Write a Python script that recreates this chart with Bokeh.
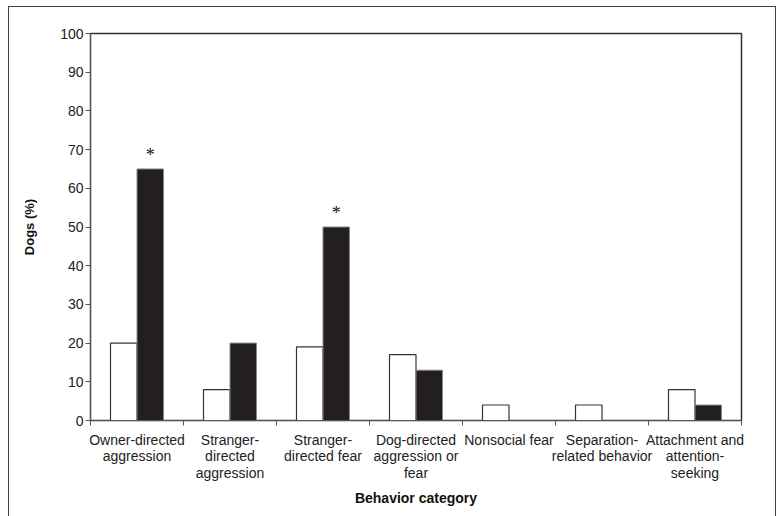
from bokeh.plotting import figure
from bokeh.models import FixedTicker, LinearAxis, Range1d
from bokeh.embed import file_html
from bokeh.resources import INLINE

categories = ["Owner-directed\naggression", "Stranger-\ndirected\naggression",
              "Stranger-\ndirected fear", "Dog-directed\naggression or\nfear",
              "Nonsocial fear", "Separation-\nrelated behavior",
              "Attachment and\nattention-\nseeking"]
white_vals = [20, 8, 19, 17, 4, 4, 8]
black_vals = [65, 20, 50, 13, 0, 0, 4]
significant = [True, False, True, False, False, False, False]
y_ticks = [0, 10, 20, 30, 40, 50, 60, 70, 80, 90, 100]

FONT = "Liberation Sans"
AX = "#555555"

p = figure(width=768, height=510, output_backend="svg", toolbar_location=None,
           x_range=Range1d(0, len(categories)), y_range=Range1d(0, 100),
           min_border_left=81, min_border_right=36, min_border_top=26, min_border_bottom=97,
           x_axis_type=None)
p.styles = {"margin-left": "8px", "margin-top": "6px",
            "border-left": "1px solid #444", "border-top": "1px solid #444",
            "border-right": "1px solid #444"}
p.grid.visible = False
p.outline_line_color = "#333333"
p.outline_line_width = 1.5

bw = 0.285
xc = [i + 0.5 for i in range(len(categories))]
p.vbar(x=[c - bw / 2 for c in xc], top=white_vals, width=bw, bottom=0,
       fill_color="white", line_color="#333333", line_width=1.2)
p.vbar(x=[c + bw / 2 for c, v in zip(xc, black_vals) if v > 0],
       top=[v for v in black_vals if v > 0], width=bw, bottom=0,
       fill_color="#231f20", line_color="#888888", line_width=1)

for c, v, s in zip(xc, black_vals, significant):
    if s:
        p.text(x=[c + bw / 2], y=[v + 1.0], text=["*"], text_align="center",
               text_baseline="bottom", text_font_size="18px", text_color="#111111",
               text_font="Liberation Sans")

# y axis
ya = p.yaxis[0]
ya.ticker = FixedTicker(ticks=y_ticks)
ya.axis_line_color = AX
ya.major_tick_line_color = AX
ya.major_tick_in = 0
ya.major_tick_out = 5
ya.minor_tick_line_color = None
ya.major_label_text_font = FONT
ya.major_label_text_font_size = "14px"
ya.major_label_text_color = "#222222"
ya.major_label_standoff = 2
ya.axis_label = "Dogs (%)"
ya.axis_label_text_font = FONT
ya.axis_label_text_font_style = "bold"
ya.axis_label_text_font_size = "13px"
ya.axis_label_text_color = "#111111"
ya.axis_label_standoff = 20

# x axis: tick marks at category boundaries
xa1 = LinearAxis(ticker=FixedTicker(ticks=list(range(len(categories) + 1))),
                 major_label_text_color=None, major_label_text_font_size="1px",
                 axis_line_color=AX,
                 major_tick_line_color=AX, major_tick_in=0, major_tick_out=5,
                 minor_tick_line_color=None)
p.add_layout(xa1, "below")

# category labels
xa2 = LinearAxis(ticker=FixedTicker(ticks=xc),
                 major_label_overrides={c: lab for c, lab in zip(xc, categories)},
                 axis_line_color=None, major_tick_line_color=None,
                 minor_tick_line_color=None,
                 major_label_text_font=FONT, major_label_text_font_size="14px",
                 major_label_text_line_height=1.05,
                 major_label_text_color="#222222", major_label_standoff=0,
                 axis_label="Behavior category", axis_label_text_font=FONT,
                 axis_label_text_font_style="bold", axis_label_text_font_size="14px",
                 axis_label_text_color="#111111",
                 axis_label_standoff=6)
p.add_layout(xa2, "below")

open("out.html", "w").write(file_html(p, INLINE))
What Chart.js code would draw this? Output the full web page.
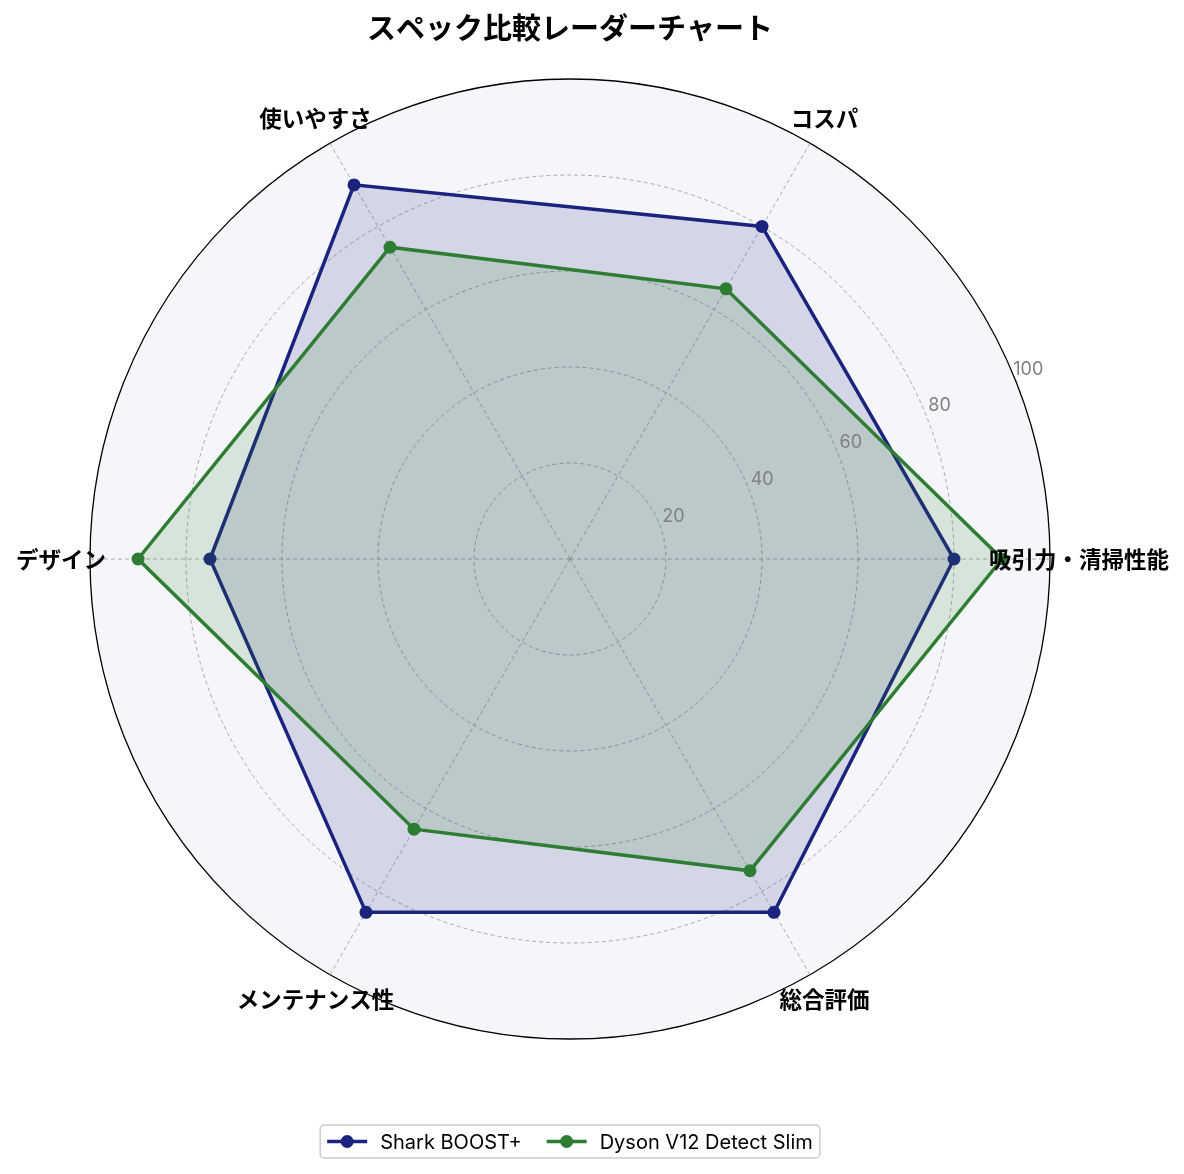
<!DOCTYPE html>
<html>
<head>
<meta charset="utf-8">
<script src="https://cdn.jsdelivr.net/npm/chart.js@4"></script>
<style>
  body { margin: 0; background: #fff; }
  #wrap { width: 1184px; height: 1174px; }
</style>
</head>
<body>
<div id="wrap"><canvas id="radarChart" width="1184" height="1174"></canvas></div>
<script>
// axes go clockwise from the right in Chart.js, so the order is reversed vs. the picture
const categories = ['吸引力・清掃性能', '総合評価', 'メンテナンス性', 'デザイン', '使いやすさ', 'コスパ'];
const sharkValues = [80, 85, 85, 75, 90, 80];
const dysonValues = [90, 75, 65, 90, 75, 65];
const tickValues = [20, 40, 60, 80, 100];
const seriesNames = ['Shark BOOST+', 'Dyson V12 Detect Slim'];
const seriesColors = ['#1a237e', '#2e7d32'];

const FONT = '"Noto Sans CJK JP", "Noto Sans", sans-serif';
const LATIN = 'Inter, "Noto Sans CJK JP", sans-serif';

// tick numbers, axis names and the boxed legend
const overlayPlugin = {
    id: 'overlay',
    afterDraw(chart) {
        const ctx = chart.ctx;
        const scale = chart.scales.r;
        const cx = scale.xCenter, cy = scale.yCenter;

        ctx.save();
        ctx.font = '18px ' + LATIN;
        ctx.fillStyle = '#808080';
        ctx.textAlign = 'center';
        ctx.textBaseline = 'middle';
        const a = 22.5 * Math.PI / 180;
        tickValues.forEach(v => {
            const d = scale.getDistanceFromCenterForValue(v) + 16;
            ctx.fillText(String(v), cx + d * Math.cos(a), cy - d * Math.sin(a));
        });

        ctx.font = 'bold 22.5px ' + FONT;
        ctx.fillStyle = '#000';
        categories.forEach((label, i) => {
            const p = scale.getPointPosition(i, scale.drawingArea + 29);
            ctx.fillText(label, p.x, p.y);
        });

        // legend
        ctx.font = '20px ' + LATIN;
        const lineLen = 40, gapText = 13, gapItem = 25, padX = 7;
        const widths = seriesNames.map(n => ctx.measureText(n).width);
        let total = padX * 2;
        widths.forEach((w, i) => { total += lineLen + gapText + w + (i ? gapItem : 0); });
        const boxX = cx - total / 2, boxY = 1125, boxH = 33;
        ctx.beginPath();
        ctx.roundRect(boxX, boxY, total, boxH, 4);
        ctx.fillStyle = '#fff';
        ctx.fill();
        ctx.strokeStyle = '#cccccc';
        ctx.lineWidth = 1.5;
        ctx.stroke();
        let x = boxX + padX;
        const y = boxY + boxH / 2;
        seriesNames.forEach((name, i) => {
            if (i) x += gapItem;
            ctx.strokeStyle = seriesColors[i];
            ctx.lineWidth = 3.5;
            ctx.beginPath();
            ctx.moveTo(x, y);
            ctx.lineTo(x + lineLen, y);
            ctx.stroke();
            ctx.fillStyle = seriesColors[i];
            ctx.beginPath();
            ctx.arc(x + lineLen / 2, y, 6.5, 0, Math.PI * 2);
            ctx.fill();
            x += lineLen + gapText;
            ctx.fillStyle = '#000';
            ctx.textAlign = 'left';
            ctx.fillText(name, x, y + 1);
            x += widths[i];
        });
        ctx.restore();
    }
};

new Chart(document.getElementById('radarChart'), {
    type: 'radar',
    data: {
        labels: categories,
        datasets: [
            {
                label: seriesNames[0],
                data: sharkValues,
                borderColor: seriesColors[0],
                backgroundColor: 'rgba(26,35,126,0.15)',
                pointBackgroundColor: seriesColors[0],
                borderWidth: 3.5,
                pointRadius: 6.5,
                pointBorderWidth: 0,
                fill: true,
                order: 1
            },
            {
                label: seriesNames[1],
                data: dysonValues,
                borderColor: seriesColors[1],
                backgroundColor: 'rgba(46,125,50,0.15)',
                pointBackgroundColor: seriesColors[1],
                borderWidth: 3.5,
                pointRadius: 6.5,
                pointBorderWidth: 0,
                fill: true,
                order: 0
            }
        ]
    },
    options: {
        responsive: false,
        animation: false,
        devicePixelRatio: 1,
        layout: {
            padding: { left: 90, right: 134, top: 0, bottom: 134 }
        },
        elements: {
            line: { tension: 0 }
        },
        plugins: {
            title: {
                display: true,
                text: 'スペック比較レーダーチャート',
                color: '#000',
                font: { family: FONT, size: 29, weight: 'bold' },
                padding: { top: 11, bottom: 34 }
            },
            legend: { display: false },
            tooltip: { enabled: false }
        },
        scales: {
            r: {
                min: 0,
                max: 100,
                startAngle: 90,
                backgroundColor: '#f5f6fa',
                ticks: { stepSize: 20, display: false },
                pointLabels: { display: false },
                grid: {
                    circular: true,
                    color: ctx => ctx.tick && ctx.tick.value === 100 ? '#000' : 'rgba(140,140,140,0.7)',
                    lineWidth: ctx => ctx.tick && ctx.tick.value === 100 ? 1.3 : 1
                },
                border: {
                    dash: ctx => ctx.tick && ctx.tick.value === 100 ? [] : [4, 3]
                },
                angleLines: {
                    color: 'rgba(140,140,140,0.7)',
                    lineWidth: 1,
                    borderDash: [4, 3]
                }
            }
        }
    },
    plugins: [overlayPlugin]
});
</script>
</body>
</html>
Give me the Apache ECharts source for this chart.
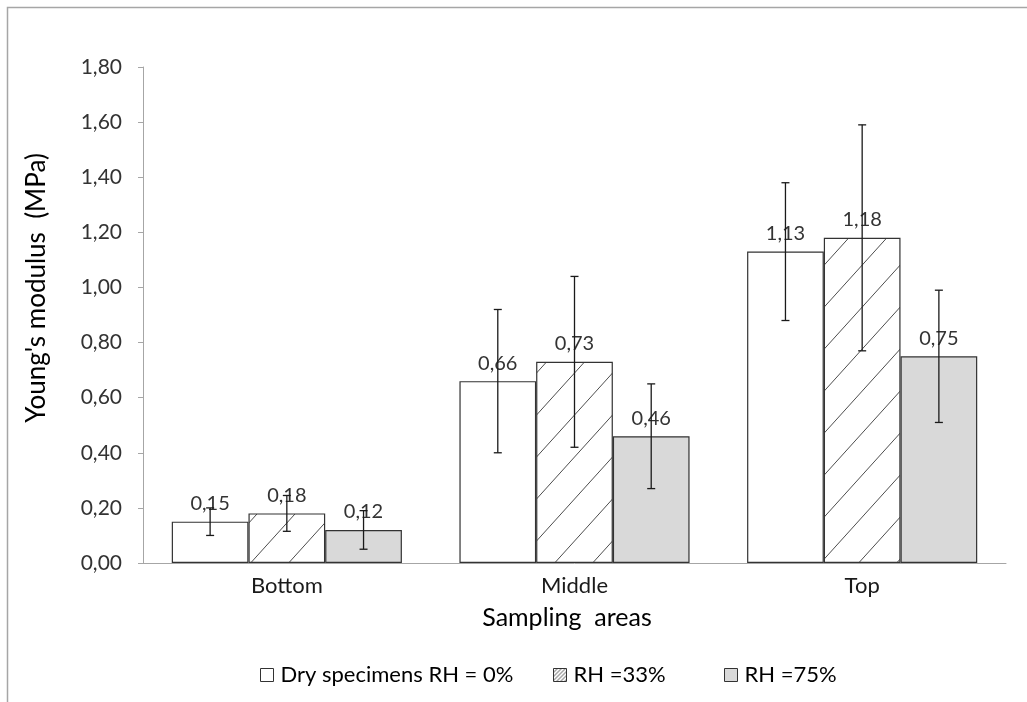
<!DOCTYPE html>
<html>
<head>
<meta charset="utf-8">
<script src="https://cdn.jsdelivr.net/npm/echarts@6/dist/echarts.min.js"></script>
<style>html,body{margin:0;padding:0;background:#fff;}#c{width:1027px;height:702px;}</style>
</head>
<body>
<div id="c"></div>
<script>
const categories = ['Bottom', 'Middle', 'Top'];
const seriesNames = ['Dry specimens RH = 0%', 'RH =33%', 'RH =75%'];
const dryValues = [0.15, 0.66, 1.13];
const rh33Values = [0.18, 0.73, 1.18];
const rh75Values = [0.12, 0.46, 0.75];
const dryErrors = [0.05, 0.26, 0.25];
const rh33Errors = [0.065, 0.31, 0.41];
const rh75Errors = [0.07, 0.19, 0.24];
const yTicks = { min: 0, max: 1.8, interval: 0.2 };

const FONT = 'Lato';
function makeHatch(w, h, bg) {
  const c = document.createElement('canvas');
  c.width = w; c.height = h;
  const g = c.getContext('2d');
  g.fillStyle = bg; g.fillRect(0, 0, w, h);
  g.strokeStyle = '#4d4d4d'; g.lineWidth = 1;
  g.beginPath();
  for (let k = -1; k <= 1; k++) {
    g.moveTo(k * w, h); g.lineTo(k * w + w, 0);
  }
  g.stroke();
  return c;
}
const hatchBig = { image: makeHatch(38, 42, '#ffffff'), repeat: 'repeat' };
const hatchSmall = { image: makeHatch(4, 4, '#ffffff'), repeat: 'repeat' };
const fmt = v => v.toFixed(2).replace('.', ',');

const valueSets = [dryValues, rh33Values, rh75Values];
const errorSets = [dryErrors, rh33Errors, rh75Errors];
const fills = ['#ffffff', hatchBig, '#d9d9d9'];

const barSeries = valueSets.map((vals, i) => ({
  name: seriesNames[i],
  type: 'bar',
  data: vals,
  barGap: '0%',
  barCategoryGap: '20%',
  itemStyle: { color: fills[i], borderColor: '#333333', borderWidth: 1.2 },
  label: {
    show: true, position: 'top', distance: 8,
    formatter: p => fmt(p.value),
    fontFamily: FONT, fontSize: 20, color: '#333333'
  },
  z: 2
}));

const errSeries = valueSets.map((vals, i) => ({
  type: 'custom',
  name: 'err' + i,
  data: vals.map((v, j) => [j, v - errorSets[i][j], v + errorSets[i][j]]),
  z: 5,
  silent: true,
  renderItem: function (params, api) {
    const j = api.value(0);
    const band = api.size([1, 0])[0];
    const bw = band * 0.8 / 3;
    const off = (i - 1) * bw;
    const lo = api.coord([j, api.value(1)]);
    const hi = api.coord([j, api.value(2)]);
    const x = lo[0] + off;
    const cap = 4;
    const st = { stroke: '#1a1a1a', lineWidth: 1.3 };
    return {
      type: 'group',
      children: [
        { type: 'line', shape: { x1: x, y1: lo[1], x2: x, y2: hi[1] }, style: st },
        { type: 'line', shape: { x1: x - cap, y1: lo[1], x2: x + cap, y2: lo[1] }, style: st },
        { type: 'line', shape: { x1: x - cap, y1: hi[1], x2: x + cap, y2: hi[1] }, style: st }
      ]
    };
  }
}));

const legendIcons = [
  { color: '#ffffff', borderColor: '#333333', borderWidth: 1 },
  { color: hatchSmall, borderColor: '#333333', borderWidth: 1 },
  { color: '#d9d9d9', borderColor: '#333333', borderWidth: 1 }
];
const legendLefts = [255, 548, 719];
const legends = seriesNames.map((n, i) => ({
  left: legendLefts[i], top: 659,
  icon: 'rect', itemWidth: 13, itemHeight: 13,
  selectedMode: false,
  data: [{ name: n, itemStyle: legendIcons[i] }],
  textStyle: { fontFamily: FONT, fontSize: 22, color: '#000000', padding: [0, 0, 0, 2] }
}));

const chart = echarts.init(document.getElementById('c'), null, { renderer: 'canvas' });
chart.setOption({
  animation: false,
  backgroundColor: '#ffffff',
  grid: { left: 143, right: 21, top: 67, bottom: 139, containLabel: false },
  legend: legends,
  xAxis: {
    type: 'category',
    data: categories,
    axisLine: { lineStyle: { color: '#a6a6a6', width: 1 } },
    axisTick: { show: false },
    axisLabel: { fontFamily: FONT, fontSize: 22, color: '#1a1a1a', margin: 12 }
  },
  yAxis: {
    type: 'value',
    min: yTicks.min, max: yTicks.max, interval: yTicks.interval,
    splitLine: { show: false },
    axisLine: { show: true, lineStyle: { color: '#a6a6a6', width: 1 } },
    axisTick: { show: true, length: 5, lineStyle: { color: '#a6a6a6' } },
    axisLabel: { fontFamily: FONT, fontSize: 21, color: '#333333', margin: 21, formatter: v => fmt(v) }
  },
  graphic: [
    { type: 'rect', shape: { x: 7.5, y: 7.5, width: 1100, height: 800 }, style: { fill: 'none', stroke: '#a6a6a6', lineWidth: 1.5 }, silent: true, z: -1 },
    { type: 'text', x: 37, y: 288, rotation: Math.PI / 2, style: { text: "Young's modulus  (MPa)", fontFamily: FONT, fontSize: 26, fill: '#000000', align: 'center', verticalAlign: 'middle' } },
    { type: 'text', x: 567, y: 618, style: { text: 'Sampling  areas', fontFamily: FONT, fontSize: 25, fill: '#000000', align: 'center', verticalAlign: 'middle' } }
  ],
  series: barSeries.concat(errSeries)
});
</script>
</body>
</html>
________________________________________
• [Written task]: Look above for the line with "Give me the" and the line with "1.8, interval: 0.2"; set down those two lines and all lines between them exactly, without pictures and without anything else.

• [Problem solution]:
Give me the Apache ECharts source for this chart.
<!DOCTYPE html>
<html>
<head>
<meta charset="utf-8">
<script src="https://cdn.jsdelivr.net/npm/echarts@6/dist/echarts.min.js"></script>
<style>html,body{margin:0;padding:0;background:#fff;}#c{width:1027px;height:702px;}</style>
</head>
<body>
<div id="c"></div>
<script>
const categories = ['Bottom', 'Middle', 'Top'];
const seriesNames = ['Dry specimens RH = 0%', 'RH =33%', 'RH =75%'];
const dryValues = [0.15, 0.66, 1.13];
const rh33Values = [0.18, 0.73, 1.18];
const rh75Values = [0.12, 0.46, 0.75];
const dryErrors = [0.05, 0.26, 0.25];
const rh33Errors = [0.065, 0.31, 0.41];
const rh75Errors = [0.07, 0.19, 0.24];
const yTicks = { min: 0, max: 1.8, interval: 0.2 };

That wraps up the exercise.